Freeze on hiring has begun as caution takes hold, but most still expect results to meet expectations

Posted by Daniel Palmer on 15th December 2008

The number of Australian and New Zealand organisations that are planning to freeze staff levels or cut back has trebled since March, according to management consulting firm Hay Group’s latest Global Employee Pay and Staffing Survey.

Seventeen per cent of the Australian and New Zealand firms polled said they would cut jobs, while 27 per cent plan to keep employee levels steady. Fifty-three per cent of may change previously-established budgets to increase base salaries in 2009, while 24 per cent may freeze salaries for all employees.

Positive news for the economy was that around two-thirds expect financial results to be close to targets for the year, though a quarter do anticipate results coming in below expectations.

Among the 2,589 organisations across 6 continents that responded to the survey, Africa and the Middle East have been the least impacted by the downturn – with only 9% of African companies and 12% of Middle Eastern companies reporting business results significantly below target.

Retail is one of the hardest-hit sectors, with 63% of retail respondents expecting poor business results due to reduced consumer spending and a tightened credit market. Other industries, such as oil and gas, have been able to weather the downturn more successfully – 19% of oil and gas respondents expect business results to be significantly better than targeted levels.

“While not all regions, countries and industries are impacted equally, many organisations are feeling at least some effects of the downturn,” Nick Boulter, global managing director, client development and reward services at Hay Group, said. “With next year’s economic outlook uncertain, organisations are wary about increasing the fixed cost of base salaries. Many are opting to err on the side of caution by deferring or reducing salary increases or freezing salaries, and are reviewing their reward programs to focus on retaining high performers.”

Other key findings from the Hay Group Global Employee Pay and Staffing Survey:

* Staffing Freezes and Decreases Globally: Nearly half (48%) of organizations globally are decreasing or freezing existing staffing levels, up from 20% in the March study. Only 3% of organizations globally are planning to increase staffing levels.
* Base Salary Increases Getting Cut: One of the biggest areas for cuts is base salary increases -sixty-five percent of respondents are making changes or considering changes to their previously established base salary increase budgets for 2009. Of those organizations, 58% are decreasing their budgets and 24% are freezing or considering freezing salaries for all employees.
* HR Programs Hitting the Chopping Block: Training and development programs are being decreased or eliminated by 16% of organizations responding to the survey. Companies are also cutting overtime wages (11%) and the use of contract laborers (17%). However, most are keeping benefits programs relatively in-tact at this time, including health and retirement plans.
* Employees Worry about Job Security the Most: Respondents reported their employees’ top concerns center around job security, fear of layoffs, salary concerns (e.g., reduced merit and frozen salaries), the cost-of-living and inflation, reduced revenue and customer retention, and lack of a bonus pay-out.
* Companies Worry Most about Top Talent: Consistent with the findings from the March survey, the top concerns of organisations include retaining top talent and critical skills, maintaining and affording competitive pay, maintaining employee engagement and motivation, career development and training opportunities, and recruiting top talent and employees with critical skills.

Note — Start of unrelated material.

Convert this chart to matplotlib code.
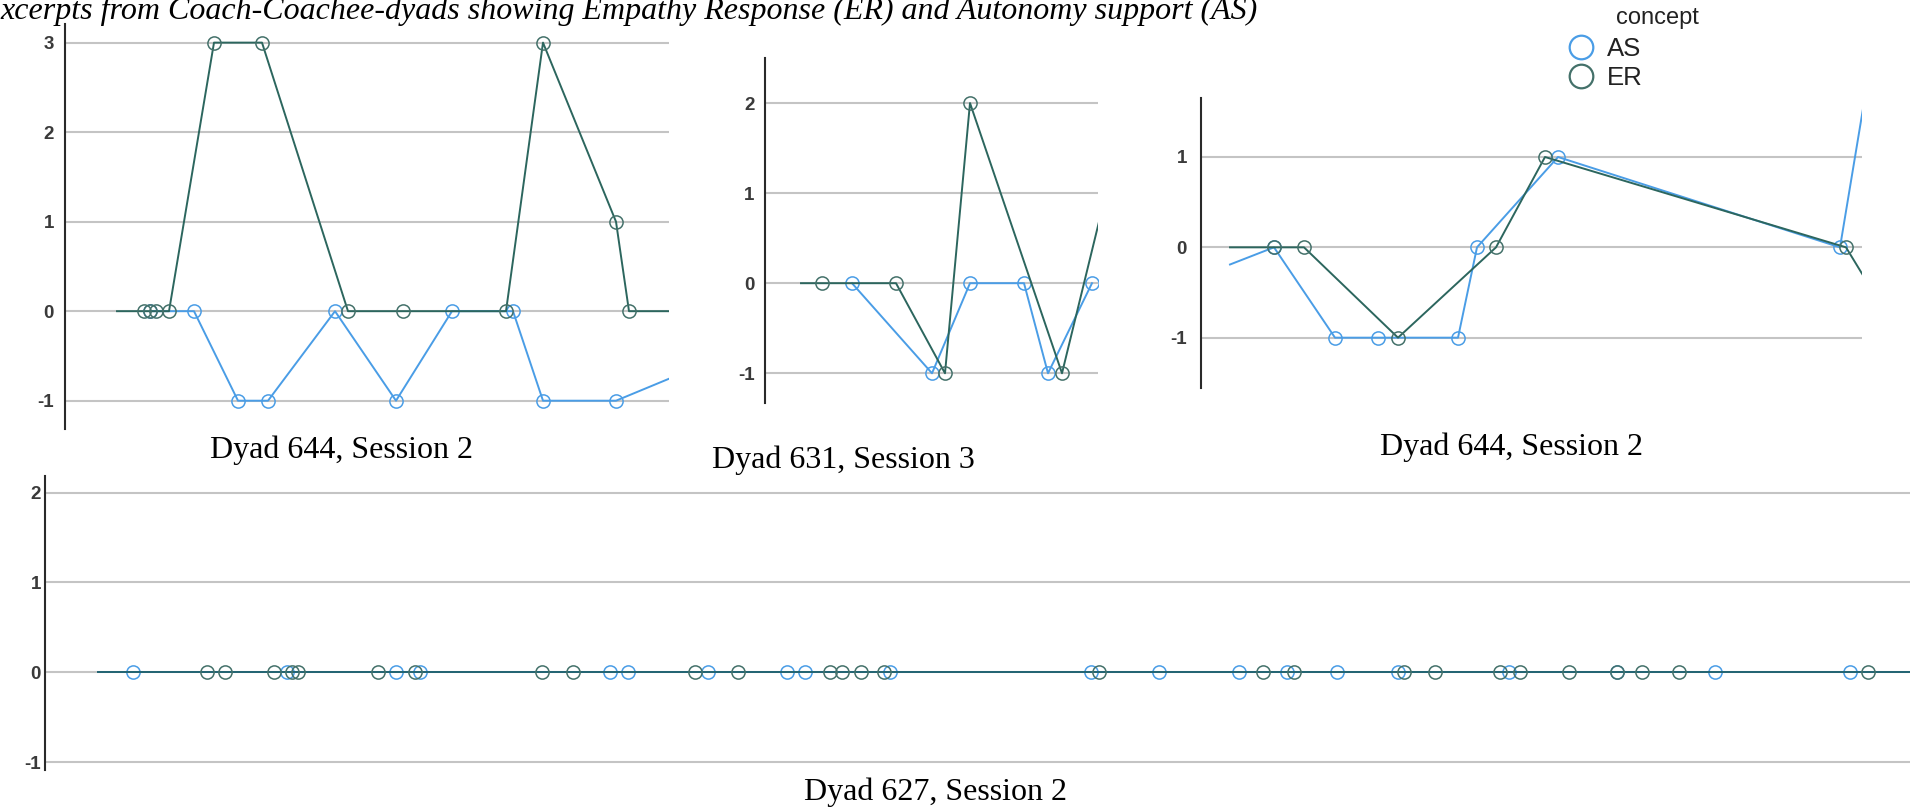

“In these uncertain times, if employees’ concerns are not addressed and acknowledged, organisations run the risk of a loss in motivation and engagement as well as increased turnover, which could cause a further negative impact on the bottom line,” Mr Boulter warned. “Organisations must take care to avoid knee-jerk reactions that seem to help the organization in the short-term, but may compromise long-term viability. HR leaders can zero in on a few areas to help steer their organizations through tough times including clear and frequent communication, strategic cost-cutting, retaining top talent, re-evaluating reward programs and helping employees understand their total reward package.”